Labour mobility in the production–social reproduction nexus: Between crisis resolution and (re)constitution of uneven and combined Europe
- Date: Wednesday 6 November 2019, 16:00 – 17:00
- Location: Maurice Keyworth Building, Business School, Maurice Keyworth Building
- Cost: 0.00
This seminar will take place in Maurice Keyworth Building 1.06.
Speaker
Dr Gregory Schwartz
Abstract
This paper interrogates the interconnected mobilities of labour between Poland, Ukraine and the UK to illuminate the processes of (re)constitution of uneven and combined European economic space, and the connection between production and social reproduction within it. Inequalities within the economically integrated Europe are constituted and reproduced through a variety of mechanisms.
Periodic crises of production have led the EU and its member states to respond through state and institutional restructuring to defer such tendencies by drawing on technological change and wage compression within national economies, and by promoting the expansion of production to regions with lower labour costs on its periphery. Yet, efforts to resolve the inherent contradictions of production have exacerbated the concomitant needs of social reproduction.

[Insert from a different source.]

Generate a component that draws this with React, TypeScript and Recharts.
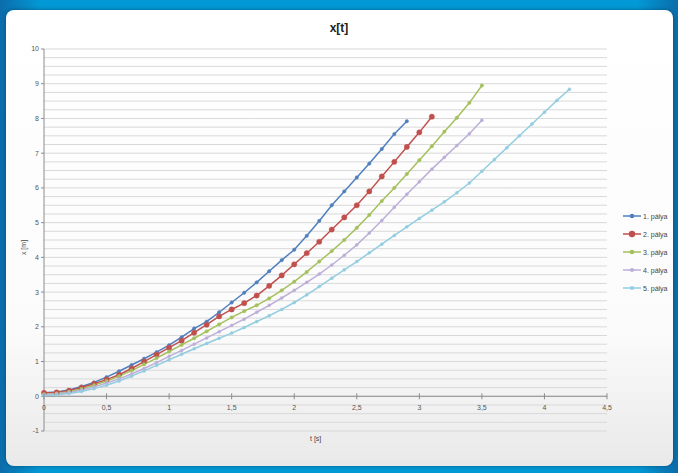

The nature of social reproduction in capitalist societies, nevertheless, gives rise to different sets of responses. Labour mobility and migration regimes, combined with a gendered political economy in care provision, food production and housing construction, have acted as an important complex of means for countering the dual crisis of production and social reproduction.

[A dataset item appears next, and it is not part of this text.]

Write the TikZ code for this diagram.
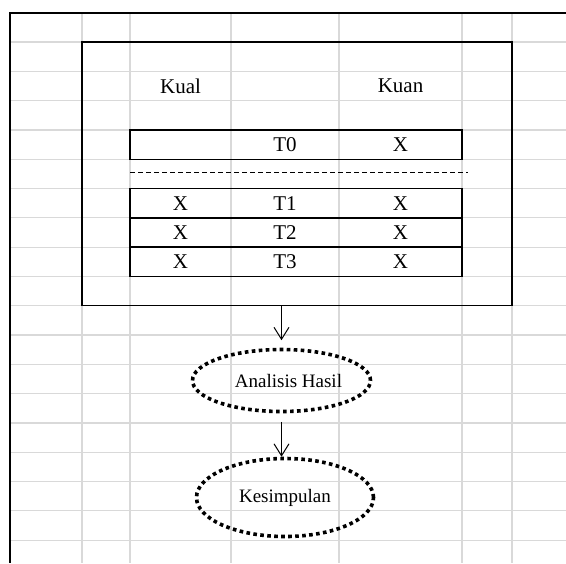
\documentclass[tikz,border=0pt]{standalone}
\usepackage{fontspec}
\setmainfont{Liberation Serif}
\usetikzlibrary{arrows.meta,shapes.geometric}

\begin{document}
\begin{tikzpicture}[x=0.5pt,y=-0.5pt,>={Straight Barb[length=6pt,width=7.5pt]},
                    font=\fontsize{10.5}{12}\selectfont]
  \tikzstyle{gridline}=[draw=black!15,line width=0.6pt]
  \tikzstyle{edge}=[draw=black,line width=0.7pt]
  \tikzstyle{rowbox}=[edge,minimum width=166pt,minimum height=14.65pt,inner sep=0pt]
  \tikzstyle{bubble}=[ellipse,draw,line width=1.8pt,dash pattern=on 1.8pt off 1.7pt,
                      inner sep=0pt,font=\fontsize{9.5}{11}\selectfont]

  \useasboundingbox (0,0) rectangle (566,563);

  % sheet grid
  \foreach \k in {1,...,18}
    \draw[gridline] (10,12.7+29.3*\k) -- (566,12.7+29.3*\k);
  \foreach \x in {82,130,231,339,462,512}
    \draw[gridline] (\x,12.7) -- (\x,563);
  \draw[line width=1pt] (566,12.7) -- (10,12.7) -- (10,563);

  % design box
  \node[edge,minimum width=215pt,minimum height=131.85pt,inner sep=0pt] (design) at (297,173.75) {};
  \node (kual) at (180.5,85.9) {Kual};
  \node (kuan) at (400.5,85.9) {Kuan};

  \node[rowbox] (row0) at (296,144.55) {};
  \node (t0) at (285,144.55) {T0};
  \node (kn0) at (400.5,144.55) {X};

  \draw[line width=0.5pt,dash pattern=on 2.5pt off 1.5pt] (130,172.5) -- (468,172.5);

  \foreach \i/\y in {1/203.15,2/232.45,3/261.75} {
    \node[rowbox] (row\i) at (296,\y) {};
    \node (kl\i) at (180.5,\y) {X};
    \node (t\i) at (285,\y) {T\i};
    \node (kn\i) at (400.5,\y) {X};
  }

  % steps after the design
  \node[bubble,minimum width=89pt,minimum height=31pt] (hasil) at (281.5,380.5) {\hspace{7pt}Analisis Hasil};
  \node[bubble,minimum width=88.5pt,minimum height=39pt] (simpul) at (285,497.5) {Kesimpulan\hspace{5pt}};

  \draw[->,line width=0.5pt,shorten >=3.75pt] (design.south -| hasil) -- (hasil.north);
  \draw[->,line width=0.5pt,shorten <=4.25pt] (hasil.south) -- (hasil.south |- simpul.north);
\end{tikzpicture}
\end{document}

Given the spatial rootedness, limits of technological change and wage disparities in care, food and housing sectors, labour mobility has been a central response to crisis tendencies, while the resultant subjection of social reproduction to market relations via privatisation and commodification, and variation obtained via skill, gender and citizenship status differentiation between the UK, Poland and Ukraine, has allowed inequalities to change forms and shift spatially across Europe, and crisis tendencies in capitalist Europe to remain unchallenged.
About the speaker
Gregory Schwartz is Senior Lecturer in Labour and Global Transformations at the University of Bristol School of Management. His research has focused on various problems of labour and management restructuring, workers’ identities and class, the political economy of labour, labour mobility, gendered division of labour and social reproduction in Central and Eastern Europe and within processes of European Union integration. He has published in Work, Employment and Society, Sociology, Human Relations, Industrial Relations Journal, International Journal of Human Resource Management, contributed to edited book collections and guest edited journal special issues on these issues, and has served on editorial boards of Work Employment and Society, Organization and Historical Materialism journals.